I have joyfully served as a 3rd-4th grade Sunday School teacher at First Baptist Church of Glenarden in Maryland for about 14 years. It has been one of my greatest joys. On March 13, 2024, I was called into the church office and was told that it was brought to their attention that I was gay, and it was a concern because it was against what the church believed and I was being relieved of my duties of teaching. To say I was devastated was an understatement. Still as I write this post, my heart aches. Not only was I being relived of something I loved to do, that I was called to do, but it was because of who God made me, a gay man. The sole reason. And not only because I was gay, but that I lived my life open and authentically.
Over the 14 years I have served, I made no deceit in who I was. I presented in church as I present in public. In fact, no one ever shared a concern about who I was and even saw tremendous value in me, to the point where I was offered the Assistant Director of Sunday School, which I turned down. No one was concerned because as Matthew 7:16 says, “you will know them by their fruits.” However, being told I cannot be a teacher at this church because of who God made me, is what I consider to be an egregious act against me. What has happened to me is a case of bigotry. A case where intolerance has overshadowed God’s commandment of love and with cultural permission, acted with prejudice against those that oppose these individual views.
The combination of ignorance and prejudice under the guise of morality makes the religious community, and its abuse of scripture itself morally liable.

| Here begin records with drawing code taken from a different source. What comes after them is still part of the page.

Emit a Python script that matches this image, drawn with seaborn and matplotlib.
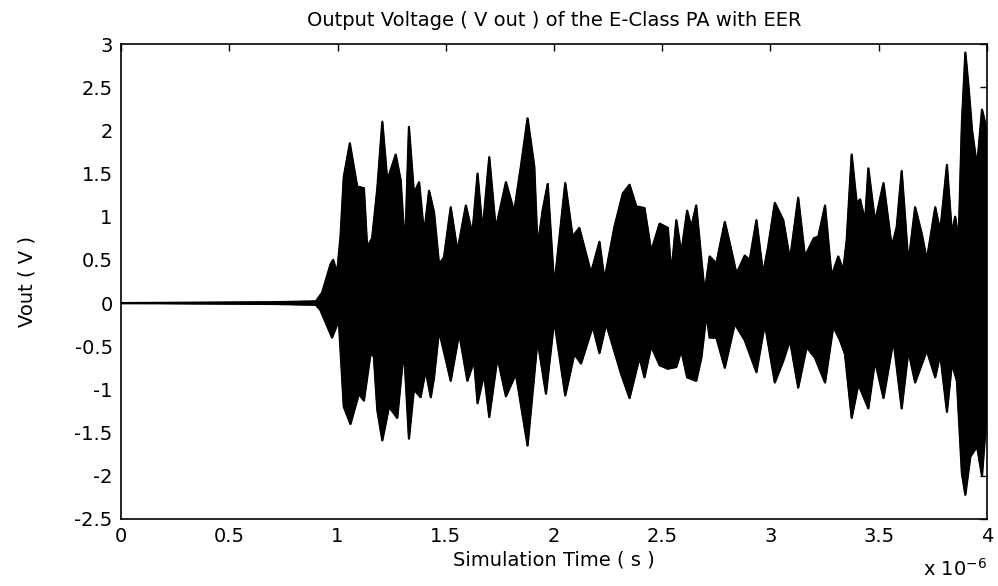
import numpy as np
import matplotlib
matplotlib.use("Agg")
import matplotlib.pyplot as plt
import seaborn as sns

# Envelope of the output voltage (time in units of 1e-6 s, volts)
upper_t = [0.0, 0.70, 0.90, 0.929, 0.968, 0.980, 0.998, 1.014, 1.029, 1.057, 1.091, 1.122, 1.137,
           1.160, 1.184, 1.207, 1.230, 1.269, 1.292, 1.312, 1.330, 1.353, 1.377, 1.400, 1.423,
           1.446, 1.469, 1.492, 1.523, 1.554, 1.593, 1.623, 1.647, 1.670, 1.701, 1.731, 1.778,
           1.816, 1.847, 1.878, 1.909, 1.924, 1.948, 1.971, 2.001, 2.052, 2.086, 2.117, 2.171,
           2.210, 2.233, 2.279, 2.318, 2.349, 2.380, 2.418, 2.449, 2.488, 2.526, 2.542, 2.565,
           2.588, 2.615, 2.634, 2.657, 2.681, 2.696, 2.719, 2.750, 2.789, 2.812, 2.843, 2.881,
           2.904, 2.935, 2.966, 2.989, 3.020, 3.059, 3.090, 3.128, 3.159, 3.200, 3.221, 3.252,
           3.282, 3.313, 3.336, 3.352, 3.375, 3.398, 3.414, 3.437, 3.452, 3.483, 3.522, 3.560,
           3.583, 3.606, 3.637, 3.668, 3.699, 3.722, 3.761, 3.784, 3.815, 3.838, 3.853, 3.869,
           3.884, 3.900, 3.915, 3.931, 3.954, 3.977, 3.992, 4.0]
upper_v = [0.0, 0.01, 0.02, 0.12, 0.45, 0.50, 0.35, 0.77, 1.46, 1.85, 1.35, 1.33, 0.65,
           0.75, 1.33, 2.10, 1.42, 1.72, 1.42, 0.61, 2.04, 1.27, 1.40, 0.80, 1.30,
           1.05, 0.45, 0.53, 1.11, 0.60, 1.13, 0.80, 1.50, 0.83, 1.69, 0.86, 1.40,
           1.06, 1.58, 2.14, 1.58, 0.65, 1.08, 1.38, 0.19, 1.39, 0.77, 0.87, 0.35,
           0.71, 0.27, 0.88, 1.27, 1.37, 1.12, 1.10, 0.60, 0.92, 0.87, 0.34, 0.96,
           0.58, 1.07, 0.88, 1.13, 0.50, 0.12, 0.54, 0.46, 0.94, 0.69, 0.34, 0.55,
           0.50, 0.96, 0.34, 0.65, 1.16, 0.96, 0.50, 1.22, 0.54, 0.75, 0.77, 1.13,
           0.31, 0.54, 0.38, 0.73, 1.72, 1.16, 1.20, 0.95, 1.56, 0.94, 1.39, 0.65,
           0.88, 1.53, 0.46, 1.11, 0.80, 0.50, 1.11, 0.83, 1.60, 0.80, 1.00, 0.73,
           2.08, 2.90, 2.50, 2.00, 1.58, 2.24, 2.08, 1.70]

lower_t = [0.0, 0.70, 0.90, 0.921, 0.975, 1.006, 1.029, 1.060, 1.099, 1.122, 1.153, 1.168, 1.184,
           1.207, 1.238, 1.276, 1.307, 1.330, 1.353, 1.384, 1.407, 1.431, 1.446, 1.469, 1.523,
           1.562, 1.600, 1.631, 1.647, 1.677, 1.701, 1.739, 1.778, 1.824, 1.878, 1.924, 1.963,
           2.001, 2.052, 2.094, 2.125, 2.179, 2.210, 2.241, 2.310, 2.349, 2.395, 2.418, 2.449,
           2.488, 2.526, 2.565, 2.588, 2.615, 2.657, 2.681, 2.704, 2.719, 2.750, 2.789, 2.835,
           2.881, 2.935, 2.974, 3.020, 3.059, 3.090, 3.128, 3.167, 3.205, 3.252, 3.290, 3.321,
           3.344, 3.375, 3.406, 3.452, 3.483, 3.522, 3.568, 3.606, 3.637, 3.668, 3.722, 3.761,
           3.784, 3.815, 3.838, 3.861, 3.884, 3.900, 3.923, 3.954, 3.977, 3.992, 4.0]
lower_v = [0.0, -0.01, -0.02, -0.08, -0.40, -0.20, -1.20, -1.40, -1.05, -1.13, -0.58, -0.62, -1.24,
           -1.59, -1.20, -1.33, -0.53, -1.57, -1.00, -1.09, -0.78, -1.09, -0.86, -0.32, -0.90,
           -0.35, -0.90, -0.67, -1.16, -0.82, -1.32, -0.63, -1.08, -0.82, -1.65, -0.43, -1.05,
           -0.20, -1.07, -0.59, -0.70, -0.27, -0.58, -0.24, -0.82, -1.10, -0.63, -0.86, -0.50,
           -0.72, -0.76, -0.74, -0.55, -0.86, -0.90, -0.63, -0.13, -0.40, -0.40, -0.75, -0.24,
           -0.43, -0.80, -0.24, -0.92, -0.67, -0.43, -0.98, -0.51, -0.63, -0.92, -0.27, -0.43,
           -0.59, -1.33, -0.94, -1.22, -0.67, -1.10, -0.43, -1.22, -0.55, -0.92, -0.55, -0.86,
           -0.59, -1.26, -0.70, -0.90, -1.97, -2.22, -1.78, -1.66, -2.00, -1.50, -1.30]

x_ticks = [0, 0.5, 1, 1.5, 2, 2.5, 3, 3.5, 4]
x_tick_labels = ["0", "0.5", "1", "1.5", "2", "2.5", "3", "3.5", "4"]
y_ticks = [-2.5, -2, -1.5, -1, -0.5, 0, 0.5, 1, 1.5, 2, 2.5, 3]
y_tick_labels = ["-2.5", "-2", "-1.5", "-1", "-0.5", "0", "0.5", "1", "1.5", "2", "2.5", "3"]

sns.set_theme(style="white")
plt.rcParams['font.family'] = ['DejaVu Sans']
FS = 14

fig = plt.figure(figsize=(9.98, 5.86), dpi=100)
ax = fig.add_axes([121 / 998, (586 - 519) / 586, 866 / 998, 475 / 586])

poly_t = np.concatenate([upper_t, lower_t[::-1]])
poly_v = np.concatenate([upper_v, lower_v[::-1]])
ax.fill(poly_t, poly_v, color="black", lw=1.0)
sns.lineplot(x=upper_t, y=upper_v, ax=ax, color="black", lw=1.6, estimator=None)
sns.lineplot(x=lower_t, y=lower_v, ax=ax, color="black", lw=1.6, estimator=None)

ax.set_xlim(0, 4)
ax.set_ylim(-2.5, 3)
ax.set_xticks(x_ticks)
ax.set_xticklabels(x_tick_labels, fontsize=FS, color="black")
ax.set_yticks(y_ticks)
ax.set_yticklabels(y_tick_labels, fontsize=FS, color="black")
ax.tick_params(direction="in", length=5, width=1, top=True, right=True, colors="black",
               labelcolor="black", pad=6)
for s in ax.spines.values():
    s.set_visible(True)
    s.set_color("black")
    s.set_linewidth(1.2)

ax.set_title("Output Voltage ( V out ) of the E-Class PA with EER", fontsize=FS, pad=13,
             color="black")
ax.set_xlabel("Simulation Time ( s )", fontsize=FS, color="black")
ax.set_ylabel("Vout ( V )", fontsize=FS, color="black")
ax.xaxis.set_label_coords(0.5, -0.066)
ax.yaxis.set_label_coords(-0.097, 0.5)
fig.text(923 / 998, 0.010, r"x 10$^{-6}$", fontsize=FS, color="black", ha="left", va="bottom")

fig.savefig("out.png", dpi=100, facecolor="white")
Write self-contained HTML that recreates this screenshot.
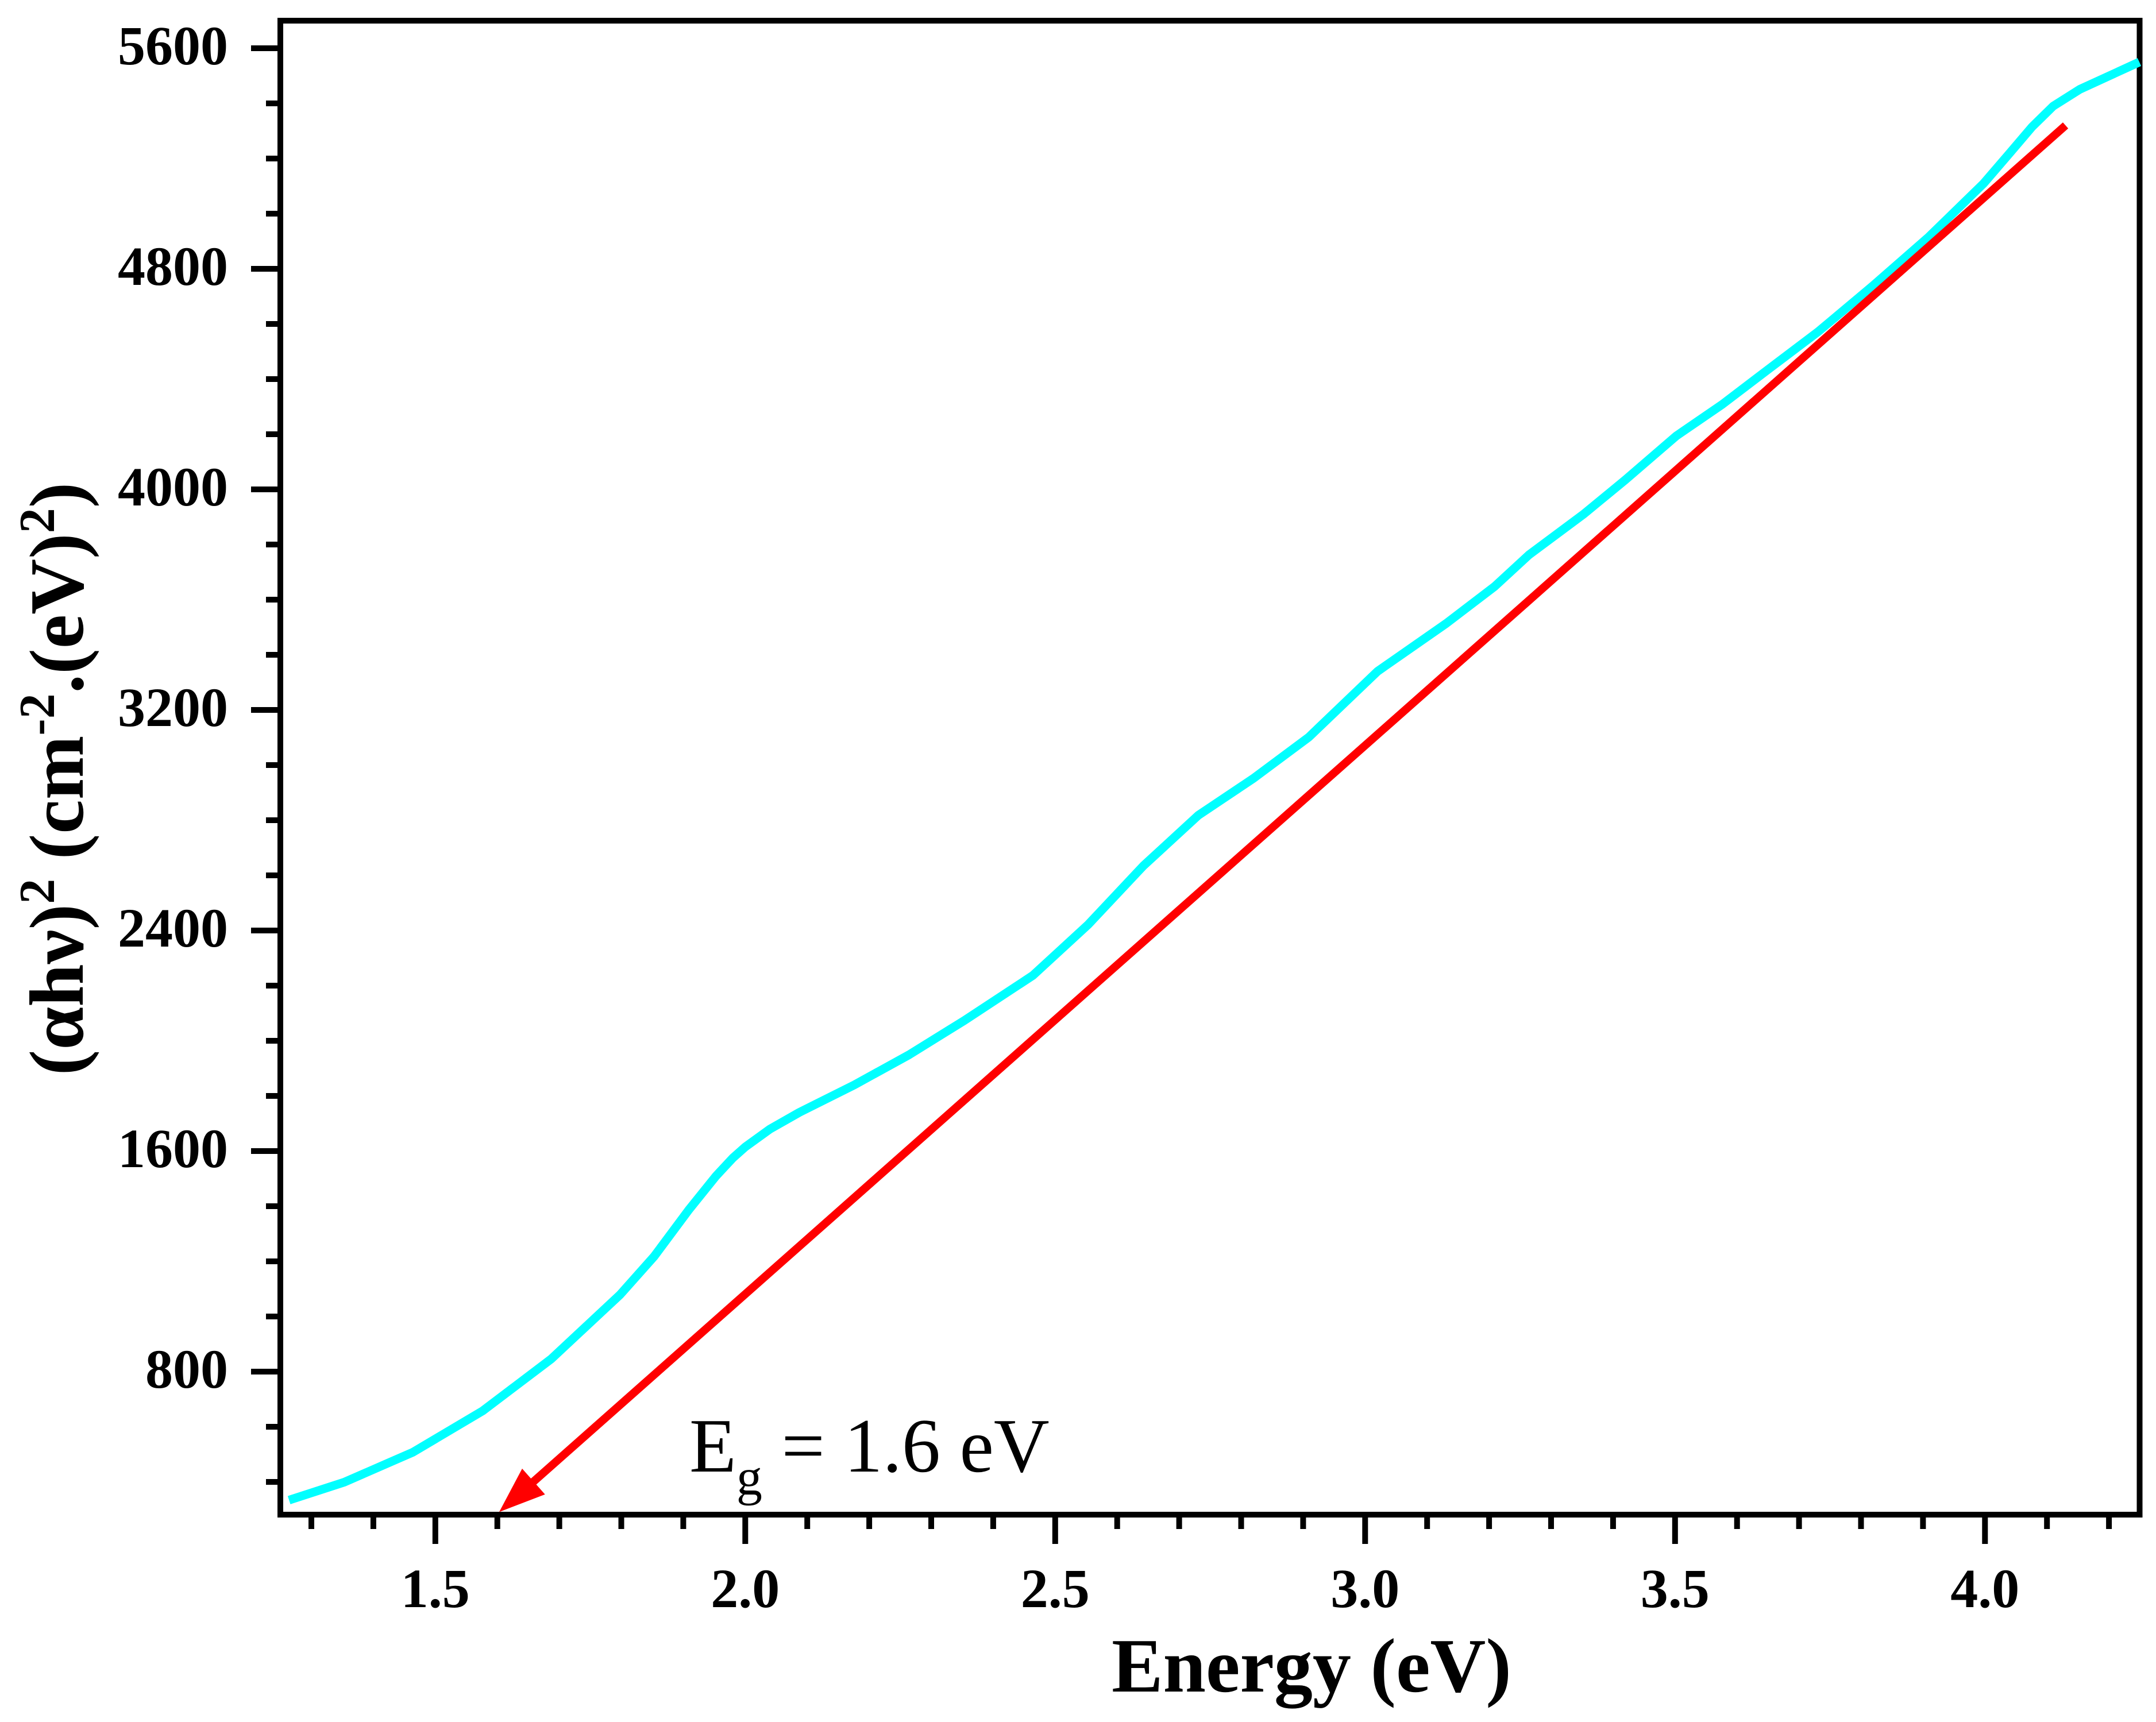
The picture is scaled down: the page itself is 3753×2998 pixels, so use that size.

Though my heart still aches and I tear up every time I think of this experience, I know I will eventually heal and find a place that accepts me for me and me and the gifts that God has blessed me will be used to continue to share God’s good news with others. In the meantime, my life will continue to be a testament to that. A wise man once said, always preach the gospel and if necessary, use words. Though Joseph thought it was the end in prison, God had a greater plan in store that he could not see, and I will trust that this indeed in the case for me. God didn’t bring me this far just to abandon or to leave me. “When hard pressed, I cried to the Lord; he brought me into a spacious place” (Psalm 118:5).
To all watching, know that God loves you, JUST AS YOU ARE! No matter who you are or what you've been through and no matter what anyone else says.